Advice to the fellows from colleagues in the field emphasized the increasing need to focus on local news, share resources to cut costs, and to think of the journalist’s role as keeping the community connected as well as informed. “Put the readers’ needs first,” asserted Mark Joffe, executive editor and publisher of JTA, the international Jewish news service. That translates into making sure the newspapers’ Web sites include information on social activities, kosher restaurants and communal services as well as news about the Mideast, he said.
I posed that editors today have acquired an added sense of humility and are looking to learn from young journalists, not just instruct them, particularly when it comes to new media skills, making use of blogs, video reporting, Facebook, Twitter and other technologies that close the gap between writer and reader.
But all the tech advances in the world won’t increase readership for Jewish news providers unless American Jews have a strong enough identity to care about the fate of the Jewish people, here and in Israel. There is no overarching cause today like Zionism, Holocaust remembrances or Soviet Jewry were in decades past.

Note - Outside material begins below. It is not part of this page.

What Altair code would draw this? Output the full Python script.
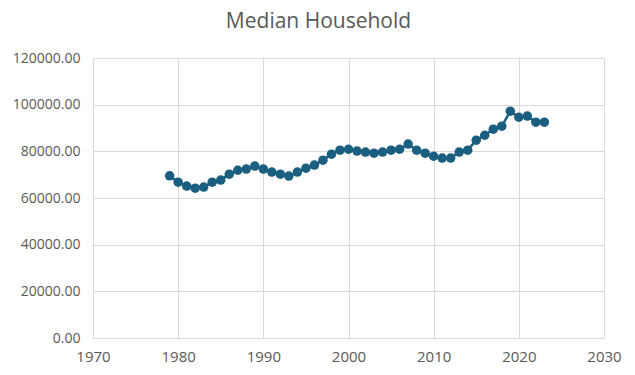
import altair as alt
import pandas as pd

years = list(range(1979, 2024))
values = [69500, 66800, 65100, 64200, 64700, 66800, 67700, 70200, 71900, 72400,
          73700, 72400, 71100, 70200, 69400, 71100, 72800, 74100, 76200, 78800,
          80500, 80900, 80100, 79700, 79200, 79700, 80500, 80900, 83100, 80500,
          79200, 77900, 77100, 77100, 79700, 80500, 84800, 86900, 89500, 90800,
          97200, 94600, 95100, 92500, 92500]

df = pd.DataFrame({"year": years, "value": values})
color = "#1a5e80"
font = "Open Sans"

base = alt.Chart(df).encode(
    x=alt.X("year:Q", scale=alt.Scale(domain=[1970, 2030], nice=False),
            axis=alt.Axis(values=list(range(1970, 2031, 10)), format="d", title=None,
                          domain=False, ticks=False, labelPadding=11, grid=True,
                          labelFlush=False, labelFontSize=15)),
    y=alt.Y("value:Q", scale=alt.Scale(domain=[0, 120000], nice=False),
            axis=alt.Axis(values=list(range(0, 120001, 20000)), format=".2f", title=None,
                          domain=False, ticks=False, labelPadding=13, grid=True,
                          labelFlush=False, labelFontSize=14)),
)

line = base.mark_line(color=color, strokeWidth=2.5)
pts = base.mark_circle(color=color, size=90, opacity=1)

chart = (line + pts).properties(
    width=511, height=280,
    title=alt.TitleParams("Median Household", fontSize=21, font=font, color="#595959",
                          fontWeight="normal", anchor="middle", offset=19, dx=-30),
    autosize=alt.AutoSizeParams(type="none"),
    padding={"left": 93, "top": 58, "right": 31, "bottom": 37},
).configure_axis(
    labelFont=font, labelColor="#595959",
    gridColor="#d9d9d9", gridWidth=1,
).configure_view(stroke=None)

chart.save("out.html", embed_options={"renderer": "svg", "actions": False})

The closest we have is a growing commitment among young people to social justice, or tikkun olam, and reporting in these areas should be deepened and expanded.
The job of the Jewish newspaper (or, more accurately, Jewish news organization, given the increasing emphasis on one’s online presence) is not to bemoan the difficult economic climate and diminishing commitment to old traditions but to make itself relevant to today’s audience, and tomorrow’s.
Sarna drove home that challenge at the end of the seminar. “Remind American Jews that their future is not yet determined,” he told the Gralla Fellows. “The future remains to be shaped, and you have a huge role to play.”
Let’s hope the community cares enough about that opportunity — and that Jewish journalists are up to the task of reaching, informing and inspiring, to help ensure that future.